Aksi dimulai sekira pukul 14.00 WIT. Dari pantauan LPM Aspirasi, massa bentangkan spanduk bertuliskan “Jegal Neoliberalisme, Tolak UU Ciptaker dan Tolak Pemilu 2024”. Mereka juga bawa bendera serta poster berisi tuntutan.
Isra, Koordinator aksi mengatakan ditengah kondisi ekonomi rakyat yang dilanda kesulitan, wacana pemilu mulai digaungkan. Padahal masih satu tahun lagi. Namun partai borjuasi sudah berlomba-lomba meninggikan baliho.
Tak sedikit pula partai yang sudah berancang-ancang mendeklarasikan calon presiden yang akan diusungnya kelak. Mereka mulai adu janji. Ada juga yang adu meriah panggung musik, serta bagi-bagi kaos gratis.
“Ya, itulah suasana khas pemilu, layaknya hari besar yang perlu disambut dengan gegap gempita. Namun kenyataannya, pemilu di Indonesia tidak lebih dari sebuah “permen”, ia hanya penenang agar “si kecil” tidak menangis,” ketusnya.
Kata dia pemilu hanya buat rakyat Indonesia lupakan persoalan mendasar. Persoalan sehari-hari yang di hadapi di pabrik, di kampus, di jalanan. Rakyat Indonesia dipaksa bergembira bersama janji-janji para partai borjuasi namun semuanya omong kosong. Ini senjata yang ampuh bagi para elit politik borjuasi untuk menaklukan rakyat miskin.

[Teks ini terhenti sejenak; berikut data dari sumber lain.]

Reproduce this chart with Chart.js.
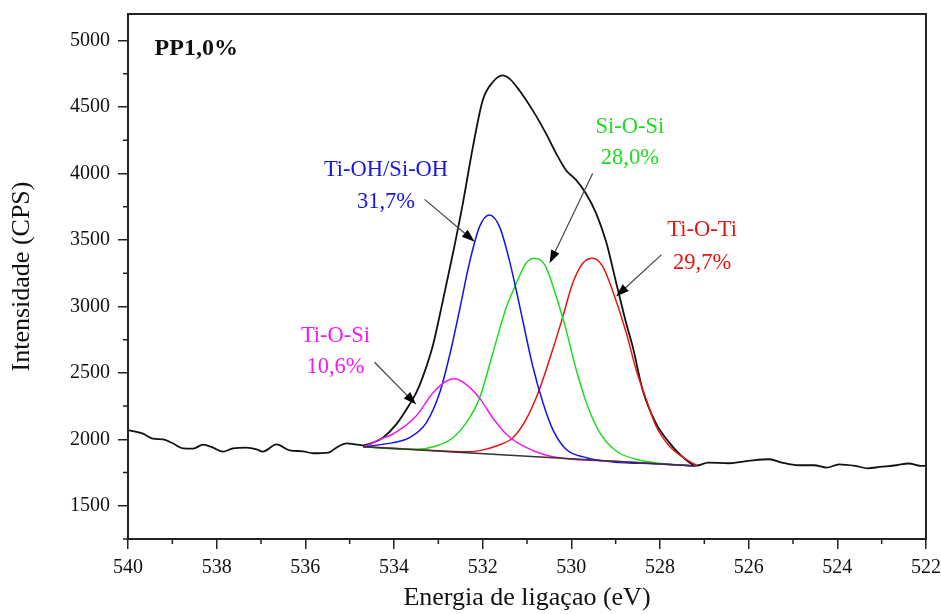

“Rakyat miskin dilihat tidak lebih dari sebuah selembar kertas yang akan mengisi kotak suara. Para elit politik hanya akan sibuk memastikan kampanyenya berjalan dan memastikan saingannya tidak melampauinya,” ungkap Isra.

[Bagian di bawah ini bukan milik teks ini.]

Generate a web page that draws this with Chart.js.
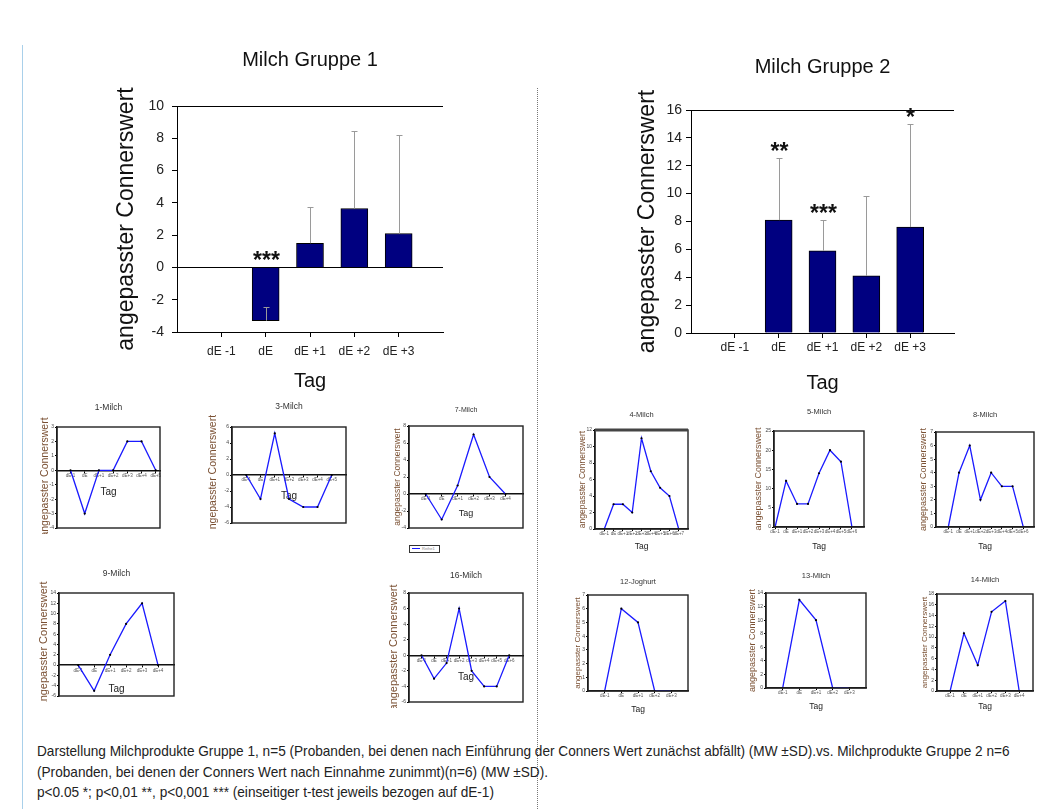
<!DOCTYPE html>
<html>
<head>
<meta charset="utf-8">
<script src="https://cdn.jsdelivr.net/npm/chart.js@4.4.1/dist/chart.umd.min.js"></script>
<style>
  html, body { margin: 0; padding: 0; background: #fff; }
  body { width: 1043px; height: 809px; position: relative; overflow: hidden; font-family: "Liberation Sans", Arial, sans-serif; }
  #stage { position: absolute; left: 0; top: 0; width: 1043px; height: 809px; }
  .margin-line { position: absolute; left: 22px; top: 45px; width: 0; height: 764px; border-left: 1px solid #a9d0ea; }
  .divider { position: absolute; left: 537px; top: 88px; width: 0; height: 721px; border-left: 1px dotted #777; }
  .legend7 { position: absolute; left: 409px; top: 545px; width: 29px; height: 6px; border: 1px solid #333; font-size: 4px; line-height: 6px; color: #888; white-space: nowrap; overflow: hidden; }
  .legend7 .mk { display: inline-block; width: 8px; height: 1px; background: #1a1aff; vertical-align: middle; margin: 0 2px 0 2px; }
  .caption { position: absolute; left: 37px; top: 741px; font-size: 15px; line-height: 20.5px; color: #222; white-space: nowrap; transform: scaleX(0.908); transform-origin: 0 0; }
</style>
</head>
<body>
<div id="stage">
  <div class="margin-line"></div>
  <div class="divider"></div>
  <div class="legend7"><span class="mk"></span>Reihe1</div>
  <div class="caption">
    Darstellung Milchprodukte Gruppe 1, n=5 (Probanden, bei denen nach Einführung der Conners Wert zunächst abfällt) (MW ±SD).vs. Milchprodukte Gruppe 2 n=6<br>
    (Probanden, bei denen der Conners Wert nach Einnahme zunimmt)(n=6) (MW ±SD).<br>
    p&lt;0.05 *; p&lt;0,01 **, p&lt;0,001 *** (einseitiger t-test jeweils bezogen auf dE-1)
  </div>
</div>
<script>
// ─── DATA ─────────────────────────────────────────────────────────────────
const MAIN_DAYS = ['dE -1', 'dE', 'dE +1', 'dE +2', 'dE +3'];

// Gruppe 1 (MW, obere SD-Grenze, Signifikanz)
const g1Mean = [null, -3.3, 1.5, 3.65, 2.1];
const g1SdTop = [null, -2.45, 3.75, 8.45, 8.2];
const g1Stars = ['', '***', '', '', ''];

// Gruppe 2
const g2Mean = [null, 8.1, 5.9, 4.1, 7.6];
const g2SdTop = [null, 12.55, 8.1, 9.85, 15.0];
const g2Stars = ['', '**', '***', '', '*'];

// Einzelverläufe
const SMALL_DAYS = ['dE-1', 'dE', 'dE+1', 'dE+2', 'dE+3', 'dE+4', 'dE+5', 'dE+6', 'dE+7'];
const milch1 = [0, -3, 0, 0, 2, 2, 0];
const milch3 = [0, -3, 5.2, -3, -4, -4, 0];
const milch7 = [0, -3, 1, 7, 2, 0];
const milch9 = [0, -5, 2, 8, 12, 0];
const milch16 = [0, -3, -1, 6, -2, -4, -4, 0];
const milch4 = [0, 3, 3, 2, 11, 7, 5, 4, 0];
const milch5 = [0, 12, 6, 6, 14, 20, 17, 0];
const milch8 = [0, 4, 6, 2, 4, 3, 3, 0];
const joghurt12 = [0, 6, 5, 0, 0];
const milch13 = [0, 13, 10, 0, 0];
const milch14 = [0, 10.7, 4.8, 14.7, 16.7, 0];

const Y_TITLE = 'angepasster Connerswert';
const SANS = '"Liberation Sans", Arial, sans-serif';

// ─── HELPERS ──────────────────────────────────────────────────────────────
function addCanvas(id, left, top, w, h) {
  const c = document.createElement('canvas');
  c.id = id;
  c.width = w; c.height = h;
  c.style.cssText = `position:absolute;left:${left}px;top:${top}px;width:${w}px;height:${h}px`;
  document.getElementById('stage').appendChild(c);
  return c;
}

const framePlugin = {
  id: 'frame',
  afterDraw(chart, args, o) {
    if (!o || !o.show) return;
    const { ctx, chartArea: a } = chart;
    ctx.save();
    ctx.strokeStyle = o.color || '#222';
    ctx.lineWidth = o.width || 1.5;
    ctx.strokeRect(a.left, a.top, a.right - a.left, a.bottom - a.top);
    if (o.topWidth) {
      ctx.lineWidth = o.topWidth;
      ctx.strokeStyle = '#444';
      ctx.beginPath(); ctx.moveTo(a.left, a.top); ctx.lineTo(a.right, a.top); ctx.stroke();
    }
    ctx.restore();
  }
};

const errorBarPlugin = {
  id: 'errbars',
  afterDatasetsDraw(chart, args, o) {
    const { ctx, scales: { x, y } } = chart;
    ctx.save();
    o.mean.forEach((m, i) => {
      if (m === null) return;
      const px = Math.round(x.getPixelForValue(i)) + 0.5;
      const y0 = y.getPixelForValue(m);
      const y1 = Math.round(y.getPixelForValue(o.top[i])) + 0.5;
      ctx.strokeStyle = '#9a9a9a';
      ctx.lineWidth = 1;
      ctx.beginPath();
      ctx.moveTo(px, y0); ctx.lineTo(px, y1);
      ctx.moveTo(px - 3, y1); ctx.lineTo(px + 3, y1);
      ctx.stroke();
      if (o.stars[i]) {
        const anchor = Math.max(m, o.top[i], 0);
        ctx.fillStyle = '#111';
        ctx.font = `bold 23px ${SANS}`;
        ctx.textAlign = 'center';
        ctx.textBaseline = 'alphabetic';
        ctx.fillText(o.stars[i], px, y.getPixelForValue(anchor) + 1);
      }
    });
    ctx.restore();
  }
};

// ─── MAIN BAR CHARTS ──────────────────────────────────────────────────────
function mainChart(id, s) {
  const [L, T, R, B] = s.plot;
  const titleSize = 20, yTitleSize = 23, tagSize = 20;
  const left = Math.round(s.yTitleX - yTitleSize / 2 - 2);
  const top = Math.round(s.titleY - titleSize / 2 - 2);
  const right = R + 12;
  const bottom = Math.round(s.tagY + tagSize / 2 + 2);
  const ML = L - left, MT = T - top, MB = bottom - B;
  addCanvas(id, left, top, right - left, bottom - top);

  return new Chart(document.getElementById(id), {
    type: 'bar',
    data: {
      datasets: [{
        data: s.mean.map((v, i) => ({ x: i, y: v })),
        backgroundColor: '#000080',
        borderColor: '#000',
        borderWidth: 1,
        barThickness: 27
      }]
    },
    options: {
      responsive: false, animation: false, events: [],
      layout: { padding: { left: 0, top: 0, right: right - R, bottom: 0 } },
      plugins: {
        legend: { display: false },
        tooltip: { enabled: false },
        title: {
          display: true, text: s.title, fullSize: false, color: '#111',
          font: { family: SANS, size: titleSize, weight: 'normal', lineHeight: 1 },
          padding: { top: 2, bottom: MT - 2 - titleSize }
        },
        errbars: { mean: s.mean, top: s.sdTop, stars: s.stars }
      },
      scales: {
        x: {
          type: 'linear', min: -1, max: 5, offset: false,
          afterBuildTicks: sc => { sc.ticks = MAIN_DAYS.map((_, i) => ({ value: i })); },
          afterFit: sc => { sc.height = MB; },
          grid: { drawOnChartArea: false, offset: false, tickLength: 5, tickColor: '#000' },
          border: { display: true, color: '#000', width: 1 },
          ticks: {
            autoSkip: false, maxRotation: 0, padding: s.xPad, color: '#222',
            font: { family: SANS, size: 12, lineHeight: 1 },
            callback: v => MAIN_DAYS[v] ?? ''
          },
          title: {
            display: true, text: 'Tag', color: '#111',
            font: { family: SANS, size: tagSize, lineHeight: 1 }, padding: { top: 0, bottom: 2 }
          }
        },
        y: {
          min: s.yMin, max: s.yMax,
          afterFit: sc => { sc.width = ML; },
          grid: {
            tickLength: 5, tickColor: '#000',
            color: c => (c.tick.value === 0 || c.tick.value === s.yMax) ? '#000' : 'transparent'
          },
          border: { display: true, color: '#000', width: 1 },
          ticks: {
            stepSize: 2, padding: s.yPad, color: '#222',
            font: { family: SANS, size: 14, lineHeight: 1 }
          },
          title: {
            display: true, text: Y_TITLE, color: '#111',
            font: { family: SANS, size: yTitleSize, lineHeight: 1 }, padding: { top: 2, bottom: 0 }
          }
        }
      }
    },
    plugins: [errorBarPlugin]
  });
}

mainChart('main1', {
  title: 'Milch Gruppe 1', mean: g1Mean, sdTop: g1SdTop, stars: g1Stars,
  yMin: -4, yMax: 10, plot: [177, 106, 443, 332],
  titleY: 60, yTitleX: 126, tagY: 381, xPad: 9, yPad: 8
});
mainChart('main2', {
  title: 'Milch Gruppe 2', mean: g2Mean, sdTop: g2SdTop, stars: g2Stars,
  yMin: 0, yMax: 16, plot: [691, 110, 954, 333],
  titleY: 67, yTitleX: 647, tagY: 383, xPad: 4, yPad: 4
});

// ─── SMALL LINE CHARTS ────────────────────────────────────────────────────
function smallChart(id, s) {
  const [L, T, R, B] = s.plot;
  const ts = s.titleSize || 7.5, yts = s.yTitleSize || 9, tag = s.tagSize || 8.5;
  const left = Math.round(s.yTitleX - yts / 2 - 1);
  const top = Math.round(s.titleY - ts / 2 - 1);
  const right = R + 8;
  const bottom = s.zero ? B + 6 : Math.round(s.tagY + tag / 2 + 1);
  const ML = L - left, MT = T - top, MB = bottom - B;
  addCanvas(id, left, top, right - left, bottom - top);
  const labels = SMALL_DAYS.slice(0, s.vals.length);

  return new Chart(document.getElementById(id), {
    type: 'line',
    data: {
      datasets: [{
        data: s.vals.map((v, i) => ({ x: i, y: v })),
        borderColor: '#1a1aff', borderWidth: 1.3, tension: 0,
        pointRadius: 1.1, pointBackgroundColor: '#000', pointBorderWidth: 0
      }]
    },
    options: {
      responsive: false, animation: false, events: [],
      layout: { padding: { left: 0, top: 0, right: right - R, bottom: s.zero ? MB : 0 } },
      plugins: {
        legend: { display: false },
        tooltip: { enabled: false },
        title: {
          display: true, text: s.title, fullSize: false, color: '#333',
          font: { family: SANS, size: ts, weight: 'normal', lineHeight: 1 },
          padding: { top: 1, bottom: MT - 1 - ts }
        },
        frame: { show: true, color: '#222', width: 1.4, topWidth: s.topW }
      },
      scales: {
        x: {
          type: 'linear', min: s.xMin, max: s.xMax, offset: false,
          position: s.zero ? { y: 0 } : 'bottom',
          afterBuildTicks: sc => { sc.ticks = labels.map((_, i) => ({ value: i })); },
          afterFit: sc => { sc.height = s.zero ? s.tagGap + tag / 2 + 1 : MB; },
          grid: { drawOnChartArea: false, offset: false, tickLength: 2, tickColor: '#000' },
          border: { display: true, color: '#111', width: 1.4 },
          ticks: {
            autoSkip: false, maxRotation: 0, padding: 1, color: '#555',
            font: { family: SANS, size: 4.5, lineHeight: 1 },
            callback: v => labels[v] ?? ''
          },
          title: {
            display: true, text: 'Tag', color: '#222',
            font: { family: SANS, size: tag, lineHeight: 1 }, padding: { top: 0, bottom: 1 }
          }
        },
        y: {
          min: s.yMin, max: s.yMax,
          afterFit: sc => { sc.width = ML; },
          grid: { drawOnChartArea: false, tickLength: 2, tickColor: '#000' },
          border: { display: true, color: '#111', width: 1.4 },
          ticks: {
            stepSize: s.yStep, autoSkip: false, padding: 1, color: '#444',
            font: { family: SANS, size: 5, lineHeight: 1 }
          },
          title: {
            display: true, text: Y_TITLE, color: '#7a5033',
            font: { family: SANS, size: yts, lineHeight: 1 }, padding: { top: 1, bottom: 0 }
          }
        }
      }
    },
    plugins: [framePlugin]
  });
}

// Gruppe 1
smallChart('s1', { title: '1-Milch', vals: milch1, yMin: -4, yMax: 3, yStep: 1, xMin: -0.95, xMax: 6.3,
  plot: [57, 427, 160, 528], titleY: 407, yTitleX: 45, zero: true, tagGap: 22, titleSize: 8.5, yTitleSize: 10.5, tagSize: 10 });
smallChart('s3', { title: '3-Milch', vals: milch3, yMin: -6, yMax: 6, yStep: 2, xMin: -1, xMax: 7,
  plot: [232, 427, 346, 523], titleY: 406, yTitleX: 213, zero: true, tagGap: 21, titleSize: 8.5, yTitleSize: 10.5, tagSize: 10 });
smallChart('s7', { title: '7-Milch', vals: milch7, yMin: -4, yMax: 8, yStep: 2, xMin: -1.05, xMax: 6.1,
  plot: [409, 426, 523, 528], titleY: 410, yTitleX: 397, zero: true, tagGap: 20, titleSize: 7, yTitleSize: 8.5, tagSize: 9 });
smallChart('s9', { title: '9-Milch', vals: milch9, yMin: -6, yMax: 14, yStep: 2, xMin: -1.2, xMax: 6,
  plot: [59, 593, 174, 696], titleY: 573, yTitleX: 43, zero: true, tagGap: 24, titleSize: 8.5, yTitleSize: 11, tagSize: 10 });
smallChart('s16', { title: '16-Milch', vals: milch16, yMin: -6, yMax: 8, yStep: 2, xMin: -1, xMax: 8.1,
  plot: [409, 593, 523, 702], titleY: 575, yTitleX: 393, zero: true, tagGap: 22, titleSize: 8.5, yTitleSize: 11, tagSize: 10 });

// Gruppe 2
smallChart('s4', { title: '4-Milch', vals: milch4, yMin: 0, yMax: 12, yStep: 2, xMin: -1, xMax: 9,
  plot: [595, 430, 688, 529], titleY: 415, yTitleX: 582, tagY: 547, topW: 3, yTitleSize: 8.5 });
smallChart('s5', { title: '5-Milch', vals: milch5, yMin: 0, yMax: 25, yStep: 5, xMin: -0.1, xMax: 8.1,
  plot: [774, 431, 864, 527], titleY: 412, yTitleX: 758, tagY: 547 });
smallChart('s8', { title: '8-Milch', vals: milch8, yMin: 0, yMax: 7, yStep: 1, xMin: -1.15, xMax: 8,
  plot: [936, 432, 1034, 527], titleY: 415, yTitleX: 923, tagY: 547 });
smallChart('s12', { title: '12-Joghurt', vals: joghurt12, yMin: 0, yMax: 7, yStep: 1, xMin: -1, xMax: 5,
  plot: [588, 595, 688, 691], titleY: 582, yTitleX: 578, tagY: 710, yTitleSize: 8 });
smallChart('s13', { title: '13-Milch', vals: milch13, yMin: 0, yMax: 14, yStep: 2, xMin: -1, xMax: 5,
  plot: [766, 593, 866, 688], titleY: 576, yTitleX: 752, tagY: 707 });
smallChart('s14', { title: '14-Milch', vals: milch14, yMin: 0, yMax: 18, yStep: 2, xMin: -0.95, xMax: 6,
  plot: [937, 594, 1033, 691], titleY: 580, yTitleX: 925, tagY: 707, yTitleSize: 8 });
</script>
</body>
</html>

Isra bilang, dalam pemilu borjuasi, tidak ada ruang bagi kelompok miskin. Hal yang lebih buruk elit menggunakan frasa pesta demokrasi. Padahal jelas pemilu macam ini tidak demokratis.

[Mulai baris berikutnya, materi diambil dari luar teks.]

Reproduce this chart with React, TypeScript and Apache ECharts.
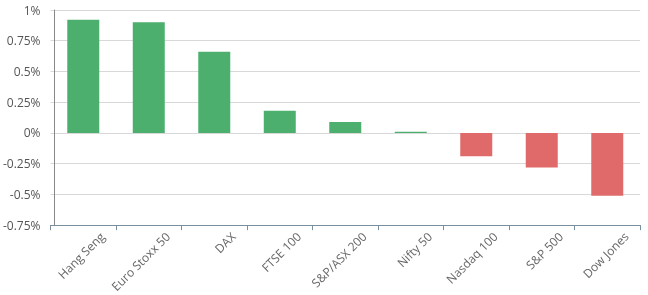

“Dalam makna yang sempit sekalipun, pemilu yang berulang kali terjadi di Indonesia tidaklah demokratis. Pemilu yang secara sistematis melalui regulasi membatasi kelompok miskin berpartisipasi secara leluasa,” tegasnya.
Menurut dia, hanya kelompok pemodal yang mampu mendirikan partai politik untuk diikutsertakan pada pemilu. Persoalan itu jelas menunjukan pemilu tidak mampu jadi representasi rakyat Indonesia.
“Sebab di dalamnya hanya berisikan kaum borjuasi yang kerjanya hanya ongkang-ongkang kaki di atas penderitaan rakyat,” ungkap Isra.
Pemilu Rakyat Miskin, kata Isra jadi diksi yang mereka ambil sebagai bentuk penolakan terhadap kontestasi pemilu borjuasi 2024. Mereka menganggap pemilu 2024, sama seperti pemilu sebelumnya yang jadi ajang kelas penguasa untuk membagi-bagi kue kekuasaan.
“Tidak ada keterlibatan rakyat secara aktif melainkan sederet angka yang disebut sebagai pemilih. Sehingga ajang ini hanya ajang untuk mempertahankan atau memindahkan kekuasaan di antara para penindas,” terangnya.
Pemilu Rakyat Miskin, bagi Isra dan teman-temannya jadi ide tandingan dari pemilu borjuasi. Ide ini menjadikan rakyat sebagai pengambil peranan penting dalam menentukan representasi serta arah kebijakan ekonomi dan politiknya sendiri. Rakyat miliki kedaulatan dalam lini produksi paling esensial. Juga berdaulat dalam sumber daya alam. Tujuannya agar rakyat dapat memanfaatkan secara bijak, seiring dengan alam dan lingkungan.
“Kalau ini sulit, maka kami memilih untuk tidak memilih, karena tidak mimilih merupakan hak asasi,” tegas Isra.